Пять лет назад я написал книгу об Александре Проханове «Ловец истории». Посвящённая сорока романам и повестям писателя, она не вполне филологическая. Это, скорее, прохановская биография, рассказанная через его прозу. Но кроме этого я пытался ответить на очень важный для самого себя вопрос: каковы взаимоотношения человека со временем?
Русская и мировая культура отзывается на это по-разному. Порой ответы явные, прямолинейные, порой противоречивые, туманные. Гёте умоляет остановиться прекрасное мгновение. Чехов всем своим творчеством говорит, что человек не успевает за временем: на каком-то витке или повороте оно отрывается, уходит далеко вперёд, и тебе остаётся только слушать, как стучат топоры в вишневом саду. Священник Павел Флоренский был уверен, что «нужно всегда идти впереди века, даже если век идёт назад».
Чтобы обрести в этом вопросе хоть какую-то точку опоры, нужно проделать путь через творчество большого писателя, не проанализировать, а прожить его романы, воспринять художественную реальность не как вымысел, а как реальнейшую из реальностей.

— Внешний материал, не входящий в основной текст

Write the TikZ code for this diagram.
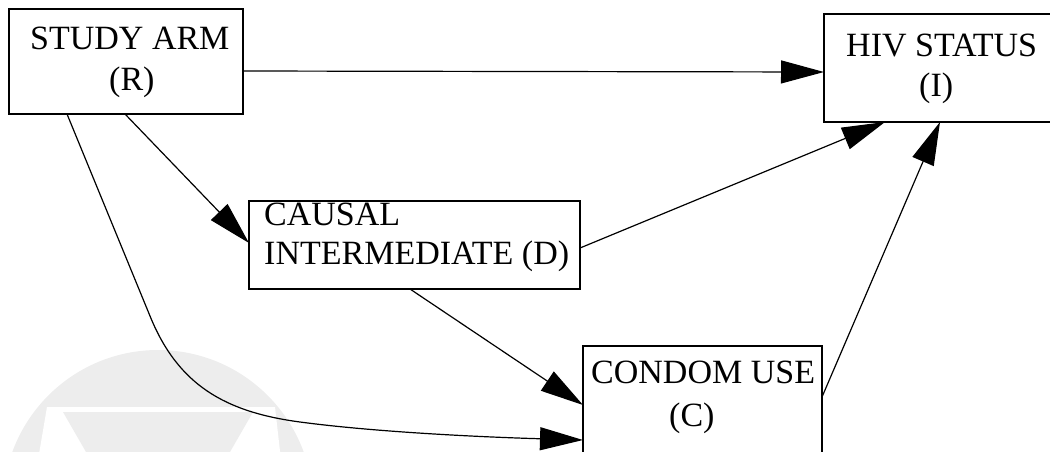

В «Ловце истории» сложились замысловатые синусоиды прохановского времени: обретение собственной тропы и голоса в первых книгах — «Иду в путь мой» и «Желтеет трава»; время технократических романов о больших советских стройках, об одушевлении машины; время семнадцати войн, на которых побывал писатель; пора предчувствия великой катастрофы – гибели Советского Союза; пора чёрного безвременья 90-х, когда на обломках красной империи возникли существа, подобные персонажам Босха; постепенное имперское возрождение России, связанное с правлением нынешнего президента. Синусоиды порой пересекались в общих событиях и персонаж, художественное время позволяло себе уплотнять и переставлять реальные события, но в итоге получилась летопись длиной в более чем полвека.

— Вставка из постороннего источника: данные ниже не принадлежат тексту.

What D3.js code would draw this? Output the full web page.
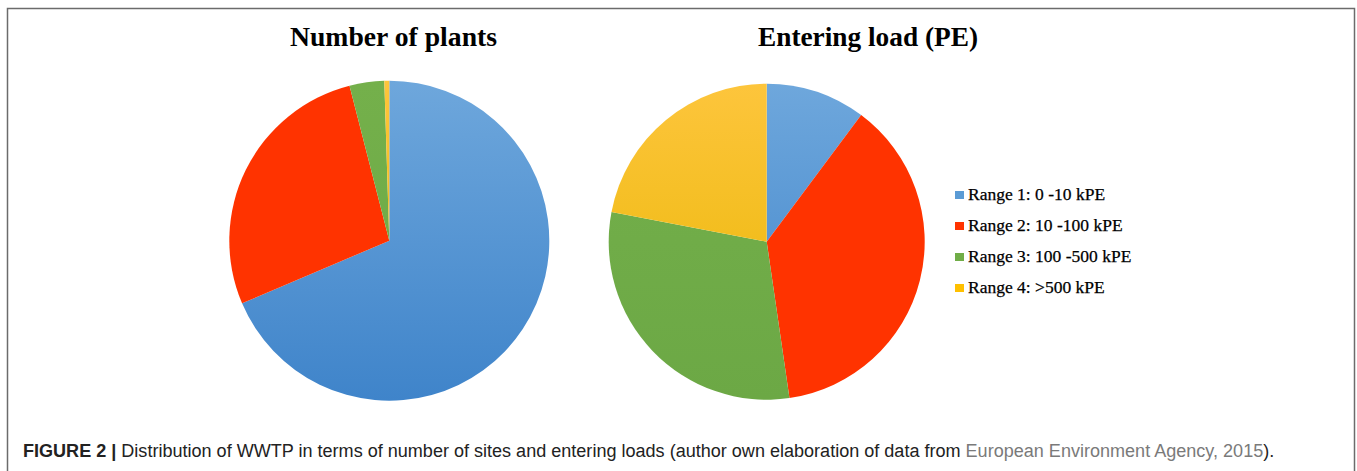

Тогда, в 2018 году, завершив свою книгу на самом свяжем романе Проханова, я тревожился о том, что заканчивается она не на знаковом рубеже: 2018 год по своей исторической важности не был сопоставим ни с 1991-м, ни с 1993-м, ни с 2014-м. Не виделось края тектонической плиты времени, у которого вновь оказалась бы наша страна. Не было, казалось, этапной черты, которую хотелось подвести.
Но теперь, когда Проханов за минувшую пятилетку опубликовал три повести и восемь романов (а ведь были ещё почти три сотни передовиц, книга воспоминаний, два цикла стихов, серия рисунков; а ведь мы ещё не знаем, что таится у Проханова в письменном столе) и когда все прежние синусоиды выстроились по-иному, стало ясно, что 2018-й не в историческом, а в метафизическом смысле очень важная граница. И определяется она переменой в отношениях писателя и времени.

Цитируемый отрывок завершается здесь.